I’ll Do It When I Feel Like It

Over the past week, my area has seen a lot of cold, miserable weather. And over the past few days–with appointments, work and general chicanery–I haven’t seen a lot of sleep. Also, my lungs feel like they’ve been building a collection of that thick run-off that gets left on the plate when you have ice cream cake. Though there’s a chance that they’re slowly building me an apology ice cream cake, I don’t know how they are going to deliver it, because nothing is moving down there.

The point here is, I’m not exactly feelin’ it–“it” meaning just about anything. Last night, “it” referred to working out. I do a brief, but intense 20 minute interval training thing a few times a week, but it was cold, I was tired and my chest was a little tight, so I didn’t feel like it.

Of course, if I only worked out when I felt like it, I’d be pulling down one session every fortnight, if that.

Now I’m not the type of person who buys into inspirational quotes. I feel like saying “If you believe in yourself, you can do anything” discounts the impressive number of times that I was sure I wasn’t capable of something but pulled it out of my ass anyway.

So while I laid on the bed and lazily scrolled through my Twitter feed, hoping I’d find a good reason to skip my workout, it wasn’t “You can do it, just believe in yourself!” running through my head. It wasn’t “C’mon, exercise will help keep your blood sugar stable and maybe clear out some of that stuff in your chest!” It was this:

Any motherfucker can do it when they feel like it.

I don’t remember where I first heard that or who said it but I think it was in reference to setting good writing habits (and I’m sure it didn’t contain the word “motherfucker”). And it’s true: pretty much anyone can write when they’re inspired, but if I waited around for the mood to strike me, my book would still just be a bunch of notes and voice memos on my phone and you can be goddamn sure that you wouldn’t be reading this right now.

But I think that advice works for just about anything.

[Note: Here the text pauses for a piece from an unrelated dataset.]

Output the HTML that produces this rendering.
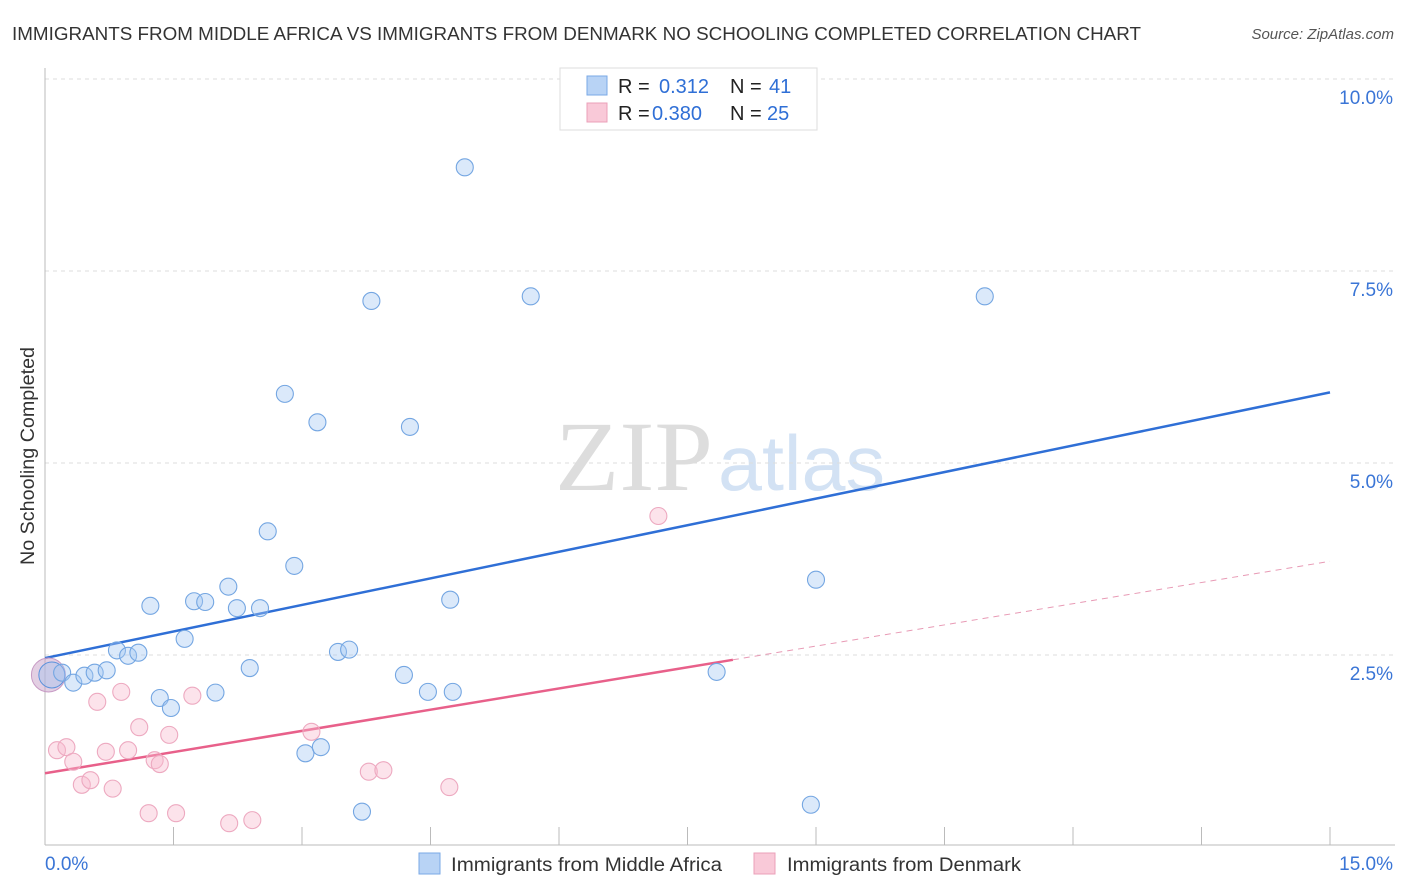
<!DOCTYPE html>
<html><head><meta charset="utf-8">
<style>
body{margin:0;background:#fff;font-family:"Liberation Sans",sans-serif;}
#wrap{position:relative;width:1406px;height:892px;overflow:hidden;}
</style></head>
<body>
<div id="wrap">
<svg id="svg" width="1406" height="892" xmlns="http://www.w3.org/2000/svg">
<text x="12" y="40" font-size="18" fill="#333" textLength="1129" lengthAdjust="spacingAndGlyphs">IMMIGRANTS FROM MIDDLE AFRICA VS IMMIGRANTS FROM DENMARK NO SCHOOLING COMPLETED CORRELATION CHART</text>
<text x="1394" y="39" font-size="15" fill="#555" font-style="italic" text-anchor="end">Source: ZipAtlas.com</text>
<text x="34" y="456" font-size="19" fill="#333" text-anchor="middle" textLength="218" lengthAdjust="spacingAndGlyphs" transform="rotate(-90 34 456)">No Schooling Completed</text>
<text x="555" y="490" font-size="100" fill="#ddd" font-family="Liberation Serif,serif" textLength="158" lengthAdjust="spacingAndGlyphs">ZIP</text>
<text x="718" y="490" font-size="78" fill="#d3e2f4" textLength="167" lengthAdjust="spacingAndGlyphs">atlas</text>
<g id="grid"></g>
<g id="axes"></g>
<g id="lines"></g>
<g id="pts"></g>
<g>
<rect x="560" y="68" width="257" height="62" fill="#fff" stroke="#ddd"/>
<rect x="587" y="76" width="20" height="19" fill="#b8d3f5" stroke="#7aa8e6"/>
<rect x="587" y="103" width="20" height="19" fill="#f9c9d8" stroke="#eba0b9"/>
<text y="93" font-size="20" fill="#222"><tspan x="618">R =</tspan><tspan x="659" fill="#2f6fd6">0.312</tspan><tspan x="730">N =</tspan><tspan x="769" fill="#2f6fd6">41</tspan></text>
<text y="120" font-size="20" fill="#222"><tspan x="618">R =</tspan><tspan x="652" fill="#2f6fd6">0.380</tspan><tspan x="730">N =</tspan><tspan x="767" fill="#2f6fd6">25</tspan></text>
</g>
<g>
<rect x="419" y="853" width="21" height="21" fill="#b8d3f5" stroke="#7aa8e6"/>
<text x="451" y="871" font-size="19" fill="#333" textLength="271" lengthAdjust="spacingAndGlyphs">Immigrants from Middle Africa</text>
<rect x="754" y="853" width="21" height="21" fill="#f9c9d8" stroke="#eba0b9"/>
<text x="787" y="871" font-size="19" fill="#333" textLength="234" lengthAdjust="spacingAndGlyphs">Immigrants from Denmark</text>
</g>
</svg>
</div>
<script>
const blueX=[0.20,0.33,0.46,0.58,0.72,0.84,0.97,1.09,1.23,1.34,1.47,1.63,1.74,1.87,1.99,2.14,2.24,2.39,2.51,2.60,2.80,2.91,3.04,3.18,3.22,3.42,3.55,3.70,3.81,4.19,4.26,4.47,4.73,4.76,4.90,5.67,7.84,8.94,9.00,10.97];
const blueY=[2.27,2.14,2.23,2.27,2.30,2.56,2.49,2.53,3.14,1.94,1.81,2.71,3.20,3.19,2.01,3.39,3.11,2.33,3.11,4.11,5.90,3.66,1.22,5.53,1.30,2.54,2.57,0.46,7.11,2.24,5.47,2.02,3.22,2.02,8.85,7.17,2.28,0.55,3.48,7.17];
const pinkX=[0.14,0.25,0.33,0.43,0.53,0.61,0.71,0.79,0.89,0.97,1.10,1.21,1.28,1.34,1.45,1.53,1.72,2.15,2.42,3.11,3.78,3.95,4.72,7.16];
const pinkY=[1.26,1.30,1.11,0.81,0.87,1.89,1.24,0.76,2.02,1.26,1.56,0.44,1.13,1.08,1.46,0.44,1.97,0.31,0.35,1.50,0.98,1.00,0.78,4.31];
const blueBig=[0.08,2.24];
const pinkBig=[0.04,2.24];
const blueTrend=[2.46,5.92];
const pinkTrend=[0.96,3.72];
const pinkSolidEnd=8.03;
const yTicks=[2.5,5.0,7.5,10.0];
const xTickCount=10;
const X0=45,X1=1330,Y0=847,Y1=79;
const sx=v=>X0+(v/15)*(X1-X0);
const sy=v=>Y0-(v/10)*(Y0-Y1);
const NS="http://www.w3.org/2000/svg";
function mk(tag,attrs,parent){const e=document.createElementNS(NS,tag);for(const k in attrs)e.setAttribute(k,attrs[k]);document.getElementById(parent).appendChild(e);return e;}
yTicks.forEach(t=>{
  const l=mk('line',{x1:X0,x2:1395,y1:sy(t),y2:sy(t),stroke:'#ddd','stroke-dasharray':'4,4'},'grid');
  
  
  const tx=mk('text',{x:1393,y:sy(t)+25,'font-size':19,fill:'#3a75d6','text-anchor':'end'},'grid');
  tx.textContent=t.toFixed(1)+'%';
  
  
});
let a=mk('line',{x1:X0,x2:X0,y1:68,y2:845,stroke:'#bbb'},'axes');


a=mk('line',{x1:X0,x2:1395,y1:845,y2:845,stroke:'#bbb'},'axes');


for(let i=1;i<=xTickCount;i++){
  const t=mk('line',{x1:sx(i*1.5),x2:sx(i*1.5),y1:827,y2:845,stroke:'#bbb'},'axes');
  
  
}
let t0=mk('text',{x:45,y:870,'font-size':19,fill:'#3a75d6'},'axes');t0.textContent='0.0%';


t0=mk('text',{x:1393,y:870,'font-size':19,fill:'#3a75d6','text-anchor':'end'},'axes');t0.textContent='15.0%';


let ln=mk('line',{x1:sx(0),y1:sy(blueTrend[0]),x2:sx(15),y2:sy(blueTrend[1]),stroke:'#2f6fd6','stroke-width':2.5},'lines');


const pAt=x=>pinkTrend[0]+(pinkTrend[1]-pinkTrend[0])*x/15;
ln=mk('line',{x1:sx(0),y1:sy(pAt(0)),x2:sx(pinkSolidEnd),y2:sy(pAt(pinkSolidEnd)),stroke:'#e8608a','stroke-width':2.5},'lines');


ln=mk('line',{x1:sx(pinkSolidEnd),y1:sy(pAt(pinkSolidEnd)),x2:sx(15),y2:sy(pAt(15)),stroke:'#e89ab5','stroke-width':1,'stroke-dasharray':'6,5'},'lines');


let c=mk('circle',{cx:sx(pinkBig[0]),cy:sy(pinkBig[1]),r:17,fill:'rgba(200,160,200,0.5)',stroke:'#c79ac4'},'pts');


c=mk('circle',{cx:sx(blueBig[0]),cy:sy(blueBig[1]),r:13,fill:'rgba(160,196,240,0.4)',stroke:'#5b92dc'},'pts');


pinkX.forEach((x,i)=>{
  const p=mk('circle',{cx:sx(x),cy:sy(pinkY[i]),r:8.5,fill:'rgba(247,185,205,0.4)',stroke:'#eda9c0','stroke-width':1.1},'pts');
  
  
});
blueX.forEach((x,i)=>{
  const p=mk('circle',{cx:sx(x),cy:sy(blueY[i]),r:8.5,fill:'rgba(165,200,242,0.4)',stroke:'#74a6e2','stroke-width':1.1},'pts');
  
  
});
</script>
</body></html>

Anyone can knock out a workout when the mood is right, but what matters is what you do when the mood has passed and it’s just you and the weights. Pick ‘em up and see what happens.

If “what happens” is your body tells you to go fuck yourself, that’s fine. As long as you put in a real honest effort to do whatever it is you feel needs to be done—exercise, writing, housework, getting out of bed—it’s okay to come up empty. If it’s not there, it’s not there; give it a try some other time and see what comes out. Maybe you only get a little bit of a result and that’s okay too—something is better than nothing. That’s not to say that life is ever going to give you an A for effort—you have to earn that shit—but effort is usually a good start (not too much effort though—smarter, not harder).

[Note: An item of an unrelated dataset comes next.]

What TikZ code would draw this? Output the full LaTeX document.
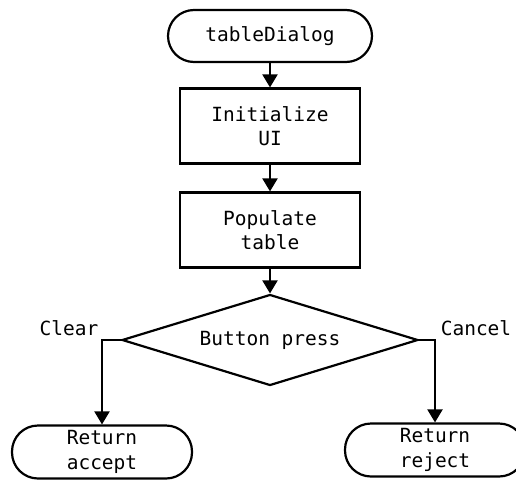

So I got a workout in last night. And if this were some flowery, feel-good bullshit blog, that would be the end of it. But I feel like we’re all friends here, so I’ll tell you that something—be it the workout, the fact that I sleep like an asshole or some combination of the two—has made it so that I can’t fully turn my head to the right today, even if I feel like it. Hell, at this point, just sitting up to type is making me feel the burn. There’s something to be said for knowing your limits.

3 thoughts on “I’ll Do It When I Feel Like It

  1. Cygnata

    Loved your cracked.com article. I have IBS among other health issues, and I found myself nodding in agreement with many of the gut complaints. I also have shitty chronic bronchitis lungs. At least we know what’s gonna get us in the end!

    I agree on the forcing yourself to just do things. What people need to understand is that some things need to happen on my schedule, not theirs, when possible. The time to do a workout is not when my lungs are already crackling. I will finish fixing that computer after my guts have calmed down. No, I will not open that computer full of black mold, and yes one whiff from the last one last week is how I ended up sick.

    When you seem ok most of the time, normal people think you’re normal, too. Then they get all hurt when they realize you’re not. Good luck with the bills n such, and I hope you are able to hang in there for many years to come!

  2. jaygironimi

    There’s a whole reverse “Boy Who cried Wolf” thing that happens if you go long enough without complaining about it, particularly when it comes to work. Fortunately, I’ve become rather content to let people think I’m a lazy asshole.

    Thanks for reading! I hope all is well.